Both are profoundly wrong and are doing immense damage to the once-cherished ideal of free speech. To help rescue free speech from the cesspit of the culture wars, there are two places we can look: to the past and to the world elsewhere. If free speech is in the deepest trouble in the United States, is it quite as bad elsewhere in the Anglosphere and is it in a better place beyond the English-speaking world? And if free speech is in trouble now, how did we get here? Was it always thus, or was a wrong turn taken at some point on the West’s journey from the eras of heresy and treason, sedition and blasphemy (all of which were crimes capable of being committed by words alone)? These are among the questions Fara Dabhoiwala asks in his new book, What is Free Speech? A historian now at Princeton who has formerly worked in Oxford and elsewhere, Dabhoiwala is well placed to address them.
What Dabhoiwala gets right is his framing: the way he sets up the problem is excellent, and the book’s introduction and opening two chapters are its strongest sections. He is right that free speech “has always been a weaponized mantra,” that understanding free speech “is also, always, about uncovering the unequal distribution of power,” that free speech has often been regarded as dangerous not only for its power to “unsettle orthodoxy” but also by reason of its being “perpetually manipulated by the powerful.” He is right that “wherever one looks, liberty of speech was never a stable concept.” He is right that, in the history of human development, it is a recent idea and that for most of recorded history it was simply “unthinkable”—not even “intelligible” as a concept. He is also right that, in the English-speaking world, Trenchard and Gordon’s Cato’s Letters (1721–23) and John Stuart Mill’s On Liberty (1859) did more than any other works to articulate, celebrate, and popularize notions of free speech.
Or, at least, he is very nearly right about that. …
And from later on:
Much of Dabhoiwala’s account reads more as a history against free speech than as a history of free speech. …

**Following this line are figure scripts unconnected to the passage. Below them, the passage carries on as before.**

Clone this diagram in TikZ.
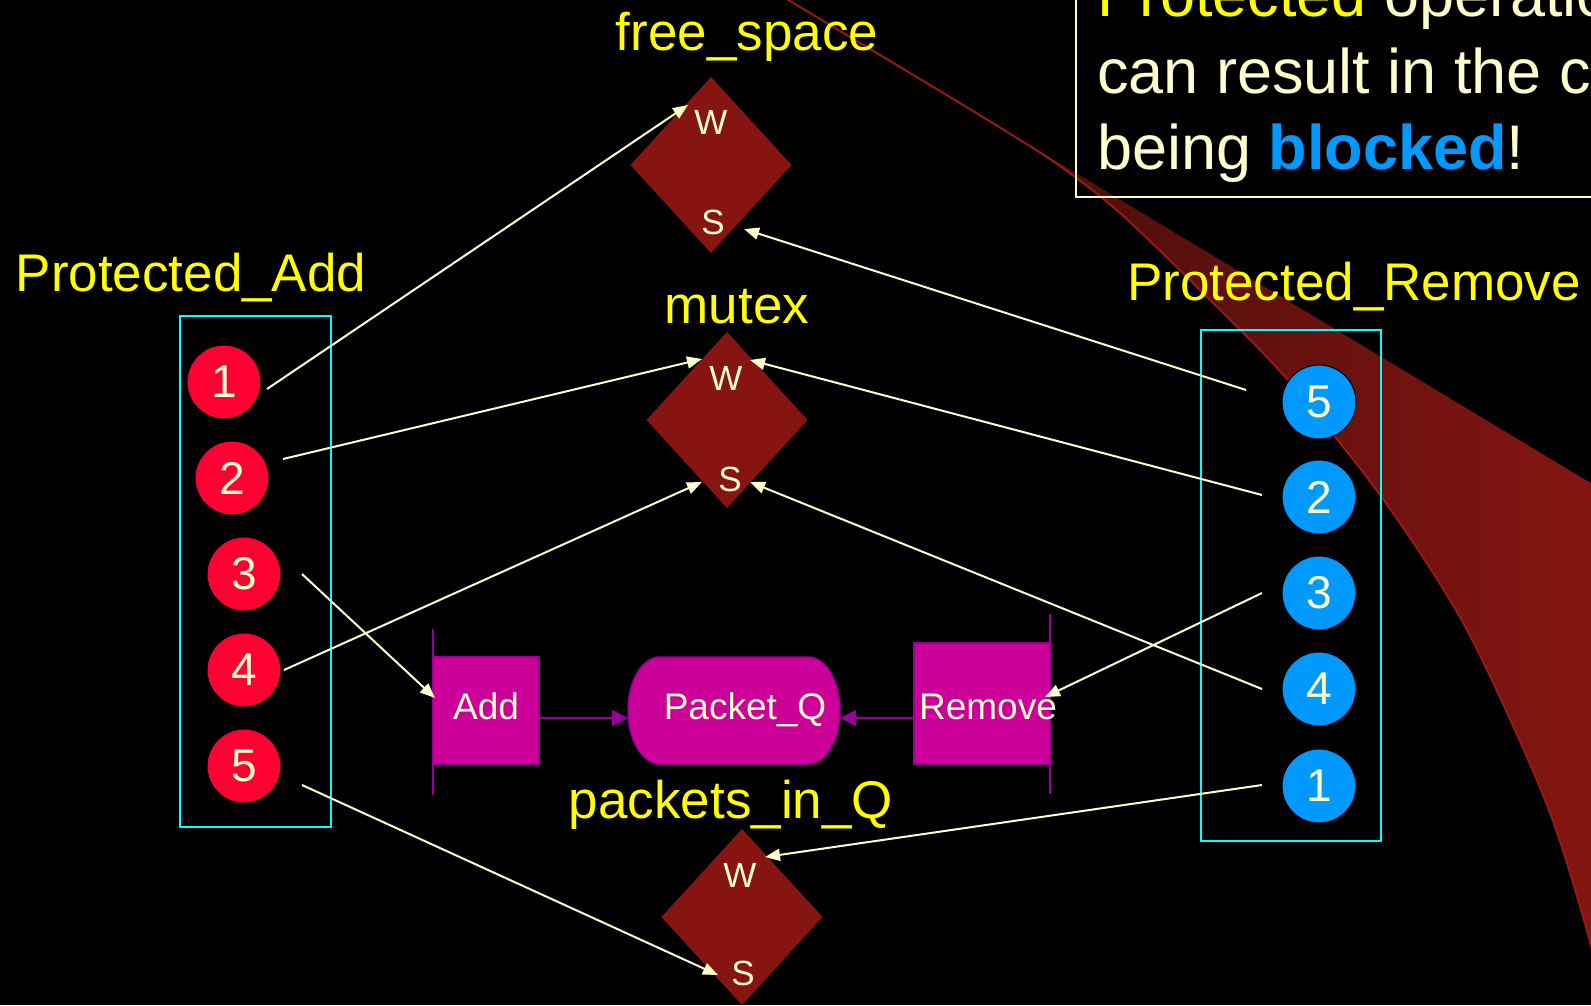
\documentclass[tikz,border=0pt]{standalone}
\usepackage{fontspec}
\setmainfont{Liberation Sans}
\usetikzlibrary{shapes.geometric,arrows.meta}

\definecolor{cream}{RGB}{255,255,204}
\definecolor{labelyellow}{RGB}{255,255,0}
\definecolor{semred}{RGB}{134,21,17}
\definecolor{addred}{RGB}{255,0,51}
\definecolor{remblue}{RGB}{0,153,255}
\definecolor{grpcyan}{RGB}{0,255,255}
\definecolor{qmagenta}{RGB}{204,0,153}
\definecolor{qpurple}{RGB}{153,0,153}
\definecolor{swooshL}{RGB}{50,9,7}
\definecolor{swooshR}{RGB}{135,22,18}
\definecolor{swooshEdge}{RGB}{150,26,20}

\tikzset{
  lbl/.style={text=labelyellow, font=\fontsize{53pt}{60pt}\selectfont, inner sep=0pt, anchor=base},
  toptext/.style={text=cream, font=\fontsize{63pt}{76pt}\selectfont, inner sep=0pt, anchor=base west},
  semdiamond/.style={diamond, fill=semred, minimum width=161pt, minimum height=176pt, inner sep=0pt, outer sep=0pt},
  ws/.style={text=cream, font=\fontsize{35pt}{40pt}\selectfont, inner sep=0pt},
  ball/.style={circle, draw=black, line width=1pt, minimum size=74pt, inner sep=0pt, text=cream, font=\fontsize{46pt}{50pt}\selectfont},
  addball/.style={ball, fill=addred},
  remball/.style={ball, fill=remblue},
  grp/.style={draw=grpcyan, line width=2.5pt},
  flow/.style={draw=cream, line width=2pt, -{Triangle[length=15pt,width=12pt]}},
  qbox/.style={rectangle, fill=qmagenta, draw=qpurple, line width=1.5pt, inner sep=0pt, outer sep=0pt},
  qtext/.style={text=cream, font=\fontsize{37pt}{42pt}\selectfont, inner sep=0pt, anchor=base},
  qarrow/.style={draw=qpurple, line width=2pt, -{Triangle[length=16pt,width=16pt]}},
  qbar/.style={draw=qpurple, line width=2pt},
}

\begin{document}
\begin{tikzpicture}[x=1pt, y=-1pt]
  % canvas
  \useasboundingbox (0,0) rectangle (1591,1005);
  \fill[black] (0,0) rectangle (1591,1005);
  \clip (0,0) rectangle (1591,1005);

  % red swoosh in the background
  \fill[left color=swooshL, right color=swooshR]
    plot[smooth] coordinates {(780,-5) (900,67) (1000,127.5) (1060,166) (1120,213) (1200,290)
      (1287,379) (1383,499) (1467,630) (1547,805) (1591,945) (1605,1010)}
    -- (1620,1010) -- (1620,500.7) -- cycle;
  \draw[swooshEdge, line width=2pt]
    plot[smooth] coordinates {(780,-5) (900,67) (1000,127.5) (1060,166) (1120,213) (1200,290)
      (1287,379) (1383,499) (1467,630) (1547,805) (1591,945) (1605,1010)};

  % remark box, top right
  \draw[cream, line width=2pt] (1076,-10) rectangle (1600,197);
  \node[toptext] (t1) at (1097,16) {\textcolor{labelyellow}{Protected} operations};
  \node[toptext] (t2) at (1097,93) {can result in the calling};
  \node[toptext] (t3) at (1097,169) {being \textbf{\textcolor{remblue}{blocked}}!};

  % semaphore labels
  \node[lbl] (fslbl) at (747,50) {free\_space};
  \node[lbl] (mxlbl) at (737,323) {mutex};
  \node[lbl] (pqlbl) at (731,818) {packets\_in\_Q};
  \node[lbl] (addlbl) at (191,291) {Protected\_Add};
  \node[lbl] (remlbl) at (1354,300) {Protected\_Remove};

  % semaphores
  \node[semdiamond] (fs) at (711,165) {};
  \node[ws] (fsW) at (711,122) {W};
  \node[ws] (fsS) at (713,222) {S};
  \node[semdiamond] (mx) at (727,420) {};
  \node[ws] (mxW) at (726,378) {W};
  \node[ws] (mxS) at (730,479) {S};
  \node[semdiamond] (pqs) at (742,917) {};
  \node[ws] (pqW) at (740,875) {W};
  \node[ws] (pqS) at (743,973) {S};

  % operation groups
  \draw[grp] (180,316) rectangle (331,827);
  \draw[grp] (1201,330) rectangle (1381,841);

  \node[addball] (a1) at (224,382) {1};
  \node[addball] (a2) at (232,478) {2};
  \node[addball] (a3) at (244,574) {3};
  \node[addball] (a4) at (244,670) {4};
  \node[addball] (a5) at (244,766) {5};

  \node[remball] (r5) at (1319,402) {5};
  \node[remball] (r2) at (1319,497) {2};
  \node[remball] (r3) at (1319,593) {3};
  \node[remball] (r4) at (1319,689) {4};
  \node[remball] (r1) at (1319,786) {1};

  % queue and its access procedures
  \node[qbox, minimum width=106pt, minimum height=107pt] (addbox) at (486,710.5) {};
  \node[qbox, minimum width=136pt, minimum height=121pt] (rembox) at (982,703.5) {};
  \node[rectangle, minimum width=212pt, minimum height=107pt, inner sep=0pt, outer sep=0pt] (pq) at (734,710.5) {};
  \fill[qmagenta, draw=qpurple, line width=1.5pt]
    (660,657) -- (808,657) arc[start angle=-90, end angle=90, x radius=32, y radius=53.5]
    -- (660,764) arc[start angle=90, end angle=270, x radius=32, y radius=53.5] -- cycle;
  \draw[qbar] (addbox.west |- 0,629) -- (addbox.west |- 0,795);
  \draw[qbar] (rembox.east |- 0,614) -- (rembox.east |- 0,794);
  \node[qtext] (addtxt) at (486,719) {Add};
  \node[qtext] (pqtxt) at (745,719) {Packet\_Q};
  \node[qtext] (remtxt) at (988,719) {Remove};

  \coordinate (qy) at (0,718);
  \draw[qarrow] (addbox.east |- qy) -- (pq.west |- qy);
  \draw[qarrow] (rembox.west |- qy) -- (pq.east |- qy);

  % connector ends
  \coordinate (a1s) at (267,389);
  \coordinate (a2s) at (283,459);
  \coordinate (a3s) at (302,574);
  \coordinate (a4s) at (284,670);
  \coordinate (a5s) at (302,785);
  \coordinate (r5s) at (1246,390);
  \coordinate (r2s) at (1262,495);
  \coordinate (r3s) at (1262,593);
  \coordinate (r4s) at (1262,689);
  \coordinate (r1s) at (1262,785);

  \coordinate (fsWin) at (688,105);
  \coordinate (fsSin) at (744,229);
  \coordinate (mxWl) at (702,359);
  \coordinate (mxWr) at (750,360);
  \coordinate (mxSl) at (702,482);
  \coordinate (mxSr) at (750,482);
  \coordinate (pqWin) at (765,857);
  \coordinate (pqSin) at (718,975);
  \coordinate (addin) at (435,698);
  \coordinate (remin) at (1045,697);

  % Protected_Add steps
  \draw[flow] (a1s) -- (fsWin);
  \draw[flow] (a2s) -- (mxWl);
  \draw[flow] (a3s) -- (addin);
  \draw[flow] (a4s) -- (mxSl);
  \draw[flow] (a5s) -- (pqSin);

  % Protected_Remove steps
  \draw[flow] (r5s) -- (fsSin);
  \draw[flow] (r2s) -- (mxWr);
  \draw[flow] (r3s) -- (remin);
  \draw[flow] (r4s) -- (mxSr);
  \draw[flow] (r1s) -- (pqWin);
\end{tikzpicture}
\end{document}
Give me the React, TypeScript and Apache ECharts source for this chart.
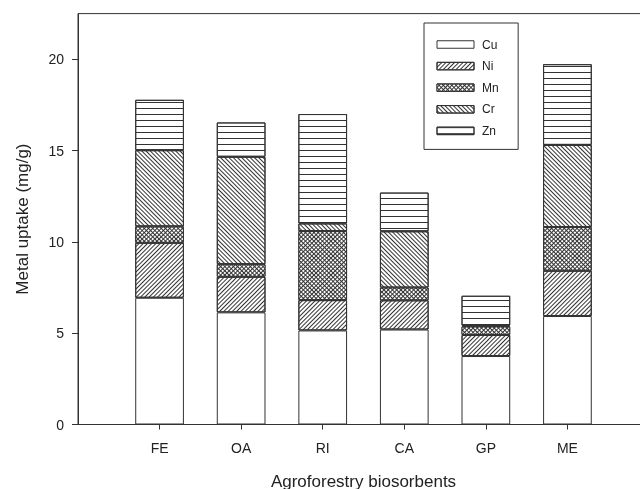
import React, { useEffect, useRef } from "react";
import * as echarts from "echarts";

const categories = ["FE", "OA", "RI", "CA", "GP", "ME"];
const seriesNames = ["Cu", "Ni", "Mn", "Cr", "Zn"];
const cuValues = [6.94, 6.14, 5.15, 5.2, 3.75, 5.94];
const niValues = [3.01, 1.95, 1.66, 1.6, 1.15, 2.48];
const mnValues = [0.9, 0.69, 3.78, 0.7, 0.47, 2.39];
const crValues = [4.17, 5.88, 0.42, 3.08, 0.05, 4.5];
const znValues = [2.76, 1.88, 5.99, 2.12, 1.63, 4.42];
const yTicks = [0, 5, 10, 15, 20];

const FONT = "Liberation Sans, Arial, sans-serif";
const INK = "#333";

export default function App() {
  const ref = useRef<HTMLDivElement>(null);
  useEffect(() => {
    document.body.style.margin = "0";
    const chart = echarts.init(ref.current!, undefined, { renderer: "svg" });
    const values = [cuValues, niValues, mnValues, crValues, znValues];
    // padded category list: empty slot at each end so the first bar sits one step from the y axis
    const xData = [" ", ...categories, "  "];
    const styles: any[] = [
      { color: "#fff" },
      {
        color: "#fff",
        decal: { symbol: "rect", color: INK, dashArrayX: [1, 0], dashArrayY: [1, 2], rotation: -Math.PI / 4, symbolSize: 1 },
      },
      {
        color: INK,
        decal: { symbol: "rect", color: "#fff", dashArrayX: [2, 1], dashArrayY: [2, 1], rotation: Math.PI / 4, symbolSize: 1 },
      },
      {
        color: "#fff",
        decal: { symbol: "rect", color: INK, dashArrayX: [1, 0], dashArrayY: [1, 2], rotation: Math.PI / 4, symbolSize: 1 },
      },
      {
        color: "#fff",
        decal: { symbol: "rect", color: INK, dashArrayX: [1, 0], dashArrayY: [1, 5], rotation: 0, symbolSize: 1 },
      },
    ];
    const inRange = (i: number) => i >= 1 && i <= categories.length;
    chart.setOption({
      animation: false,
      textStyle: { fontFamily: FONT },
      grid: {
        left: 78,
        top: 13.6,
        width: 571,
        height: 410.9,
        outerBoundsMode: "none",
        containLabel: false,
        show: true,
        borderColor: INK,
        borderWidth: 1,
        backgroundColor: "transparent",
      },
      legend: {
        orient: "vertical",
        left: 424,
        top: 23,
        icon: "rect",
        itemWidth: 37,
        itemHeight: 7.5,
        itemGap: 9.6,
        padding: [15.5, 19.5, 12.5, 12.5],
        borderColor: INK,
        borderWidth: 1,
        itemStyle: { borderWidth: 1, borderColor: INK },
        data: seriesNames,
        textStyle: { fontFamily: FONT, fontSize: 12, color: "#222", padding: [0, 0, 0, 3] },
      },
      xAxis: {
        type: "category",
        boundaryGap: false,
        data: xData,
        name: "Agroforestry biosorbents",
        nameLocation: "middle",
        nameGap: 48,
        nameTextStyle: { fontFamily: FONT, fontSize: 17, color: "#222" },
        splitLine: { show: false },
        axisLine: { show: true, lineStyle: { color: INK, width: 1 } },
        axisTick: {
          show: true,
          inside: false,
          length: 5,
          interval: (i: number) => inRange(i),
          lineStyle: { color: INK, width: 1 },
        },
        axisLabel: {
          interval: (i: number) => inRange(i),
          margin: 16,
          fontSize: 14,
          color: "#222",
          fontFamily: FONT,
        },
      },
      yAxis: {
        type: "value",
        min: 0,
        max: 22.5,
        interval: 5,
        name: "Metal uptake (mg/g)",
        nameLocation: "middle",
        nameGap: 47,
        nameTextStyle: { fontFamily: FONT, fontSize: 17, color: "#222" },
        splitLine: { show: false },
        axisLine: { show: true, lineStyle: { color: INK, width: 1 } },
        axisTick: { show: true, length: 6, customValues: yTicks, lineStyle: { color: INK } },
        axisLabel: { customValues: yTicks, margin: 14, fontSize: 14, color: "#222", fontFamily: FONT },
      },
      series: seriesNames.map((name, si) => ({
        name,
        type: "bar",
        stack: "total",
        barWidth: 48.7,
        itemStyle: { ...styles[si], borderColor: INK, borderWidth: 1 },
        emphasis: { disabled: true },
        data: [null, ...values[si], null],
      })),
    });
    return () => chart.dispose();
  }, []);
  return <div ref={ref} style={{ position: "fixed", left: 0, top: 0, width: 640, height: 489 }} />;
}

The reason for this is that Dabhoiwala appears to crave not free speech as much as true speech. Throughout his accounts of Cato and Mill, he is captivated above all by their assertions about truth. He is right that what they have to say about truth can be unpersuasive. Free speech has not acted as a guarantor of truth, and Cato was wrong to suggest that it would. Mill, however, did not repeat that mistake. His argument was that free speech was needed in order to enable us to seek the truth, not that free speech would necessarily ensure that the true would drown out the false. (In this regard, Mill’s position was closer to Milton’s than it was to Cato’s.) Mill did not regard any argument from truth as his most important contention for free speech. At the core of his vision for liberty of thought and discussion lay his notion of individual human flourishing. We can grow and develop, and our judgement can be valued, Mill argued, only when we are exposed to that which we do not already know—to new facts, to divergent opinions, and to novel interpretations. That is not only a much stronger argument for free speech than any that relies on truth, but it is also an argument for genuinely free speech and not an argument only for true speech.